One of the hardest parts of any Liverpool reset is that it’s not just about points. It’s about what it looks like, what it feels like, and whether supporters recognise their team. Right now, the worry isn’t simply change. It’s that the change appears to be heading towards a style plenty of fans don’t actually want.
Under Jurgen at his peak, there was an identity that hit you in the face. It was aggressive, fast, and full of intent. Even on days when trophies weren’t on the line, you could watch Liverpool and think: this is worth your time. That matters at Anfield. People forgive the odd wobble if the performance has a proper pulse.
From identity to something flatter
Football evolves, of course it does. Managers tweak, opponents adapt, and no team can play the same way forever. But there’s a difference between evolution and drifting away from the thing you were built on. The concern here is that the new regime are putting together a jigsaw that feels designed for their own idea of the game, rather than what this fanbase naturally responds to.
Arne is central to that, because the head coach always is. If the approach is more controlled, more measured, less about winning the ball back like your life depends on it, then it can quickly start to feel like Liverpool have gone a bit… muted. Not worse in every way. Just less us.

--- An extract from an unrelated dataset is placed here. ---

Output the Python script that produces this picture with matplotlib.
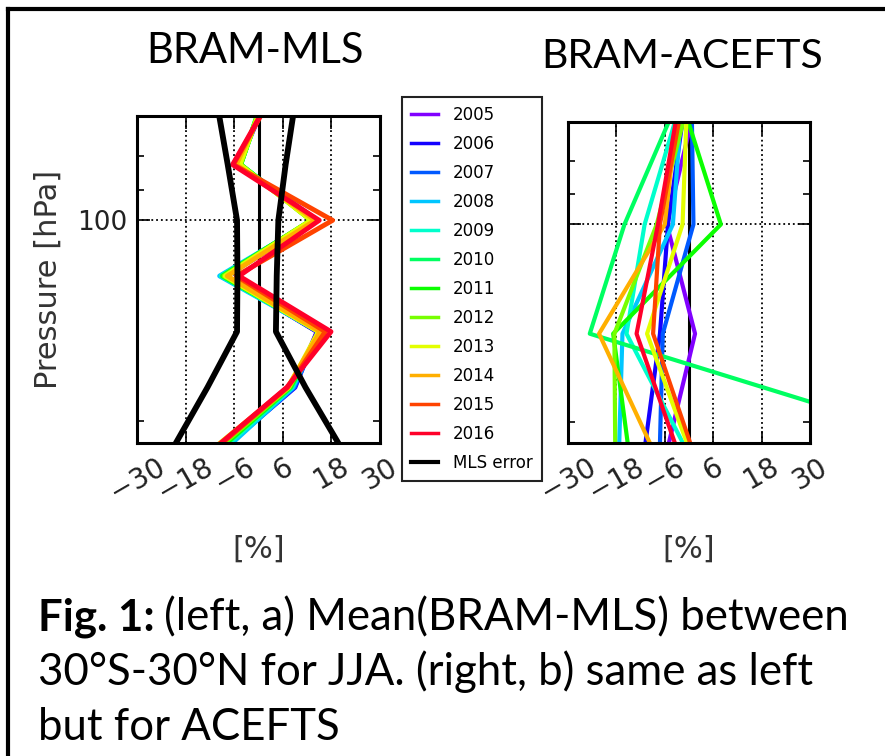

Success becomes the only argument
And here’s the trap: if the football isn’t thrilling, then you basically have to win all the time. That’s not me being dramatic, it’s just how it goes. When supporters aren’t enjoying what they’re seeing, the patience threshold drops. Every draw feels louder. Every poor half becomes a referendum on the whole project.
That’s why style isn’t some luxury conversation. It’s part of the contract between team and crowd. You can see why people are wary if they think we’re walking away from the very thing that made the best years so electric.
The pressing question
The big symbol of all this is the idea that we’re not going to see proper gegenpress again any time soon. If that’s true, it’s a cultural shift as much as a tactical one. Pressing isn’t just running. It’s aggression, front-foot mentality, and the belief you can suffocate opponents into mistakes.
And if the squad is being shaped around goals and finishing first, pressing second, then it’s no surprise some supporters feel the direction of travel. Maybe it works. Maybe it brings success. But if it doesn’t, the frustration won’t just be about results. It’ll be about losing the feeling of Liverpool along the way.